What connects all these disasters? They were preventable.

None of these companies woke up one day and decided to lose billions of dollars. They made decisions that seemed to make sense at the time, or they simply didn’t make decisions when they should have.

The real cost of these errors goes beyond money. Careers ended, employees lost jobs, customers lost trust, and in Boeing’s and BP’s cases, people lost their lives.

What Can We Learn?

If you’re running a business or working in leadership, here are a few takeaways:

Invest in prevention. Whether it’s cybersecurity, quality testing, safety measures, or compliance, the cost of prevention is always less than the cost of disaster recovery.

Stay paranoid about change. The market that made you successful will evolve. Keep watching for disruption, even if it threatens your current business model. Sometimes you need to disrupt yourself.

Take small competitors seriously. Google, Netflix, and countless other giants started as tiny startups that established companies dismissed. Innovation doesn’t always come from the biggest players.

Culture matters as much as numbers. Whether you’re hiring, merging, or setting targets, remember that people make decisions.
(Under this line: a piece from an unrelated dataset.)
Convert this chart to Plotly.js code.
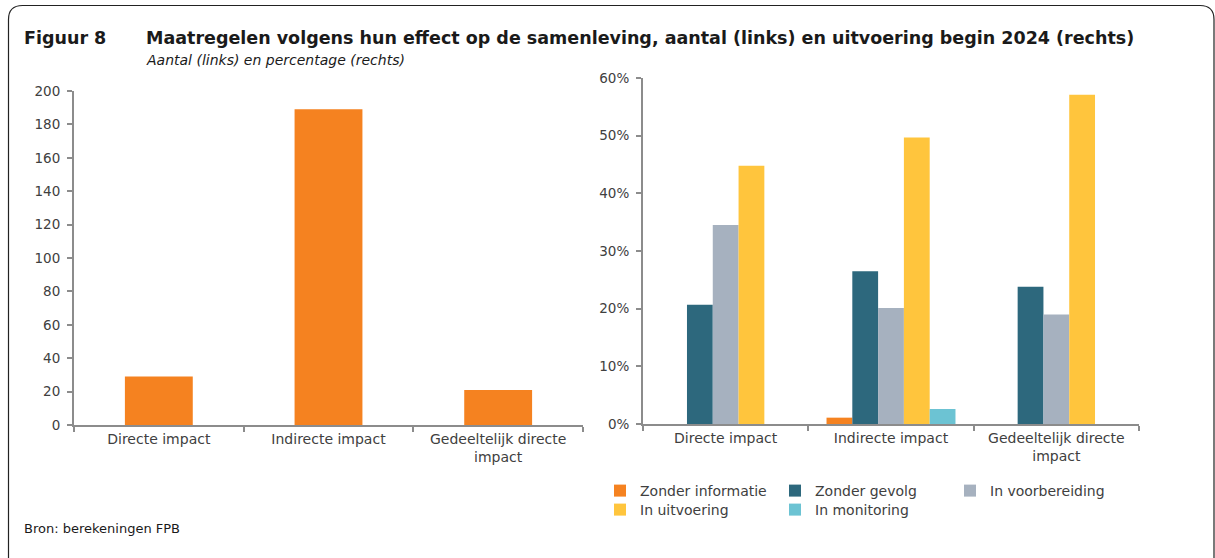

If your culture rewards the wrong behaviors, you’ll get the wrong results.

Speed is good, but not at any cost. There’s a difference between moving fast and being reckless. Know which risks are worth taking and which ones could end your company.

User trust is your most valuable asset. In the digital age, one privacy scandal can undo years of brand building. Treat customer data like you’d want yours treated.

Listen to the people who bring bad news. Every one of these disasters had someone, somewhere, raising red flags. The companies that avoid billion-dollar mistakes are the ones that actually listen.

Final Thoughts

None of us want to make the kinds of mistakes that end up as cautionary tales in blog posts. The good news is that most of them are avoidable if we’re willing to learn from others who weren’t so lucky.

The companies that thrive aren’t necessarily the smartest or the biggest. They’re the ones that stay humble, adapt quickly, and remember that today’s success doesn’t guarantee tomorrow’s survival.